Smartphone-driven lab-on-a-chip quickly detects multiple pathogens
A team of researchers at the University of Illinois at Urbana-Champaign and the University of Washington at Tacoma has developed a novel platform to diagnose infectious disease at the point of care, using a smartphone as the detection instrument in conjunction with a test kit in the format of a credit card. The team's findings demonstrated detection of four horse respiratory diseases, as well as detection and quantification of the presence of zika, dengue, and chikungunya virus in a droplet of whole blood.
The low-cost, portable, smartphone-integrated system provides a promising solution to address the challenges of infectious disease diagnostics, especially in resource-limited settings or in situations where a result is needed immediately. The diagnostic tool’s integration with mobile communications technology allows personalized patient care, and facilitates information management for both healthcare providers and epidemiological surveillance efforts. Importantly, the system achieves detection limits comparable to those obtained by laboratory-based methods and instruments, in about 30 minutes.
A useful capability for human point-of-care diagnosis or for a mobile veterinary laboratory is to simultaneously test for the presence of more than one pathogen with a single test protocol, which lowers cost, saves time and effort, and allows for a panel of pathogens, which may cause similar symptoms, to be identified.
The technology is intended to enable clinicians to rapidly diagnose disease in their office or in the field, resulting in earlier, more informed patient management decisions, while markedly improving the control of disease outbreaks. An important prerequisite for the widespread adoption of point-of-care tests at the patient’s side is the availability of detection instruments that are inexpensive, portable, and able to share data wirelessly over the Internet.
The system uses a commercial smartphone to acquire and interpret real-time images of an enzymatic amplification reaction that takes place in a silicon microfluidic chip that generates green fluorescence and displays a visual read-out of the test.

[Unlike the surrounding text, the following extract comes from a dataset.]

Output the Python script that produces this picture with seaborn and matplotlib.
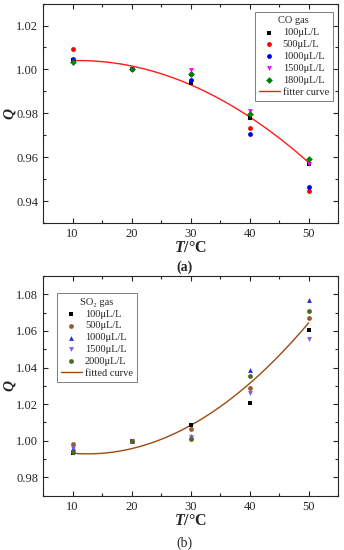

The system is composed of an unmodified smartphone and a portable 3D-printed cradle that supports the optical and electrical components, and interfaces with the rear-facing camera of the smartphone.
The software application operating on the smartphone gathers information about the tests conducted on the microfluidic card, patient-specific information, and the results from the assays, that are then communicated to a cloud storage database.
Next, the researchers want to test the device at multiple sites in multiple geographic locations, and so so in real-world situations.
Full details of the work appear in the journals Analytical Chemistry and Biomedical Microdevices.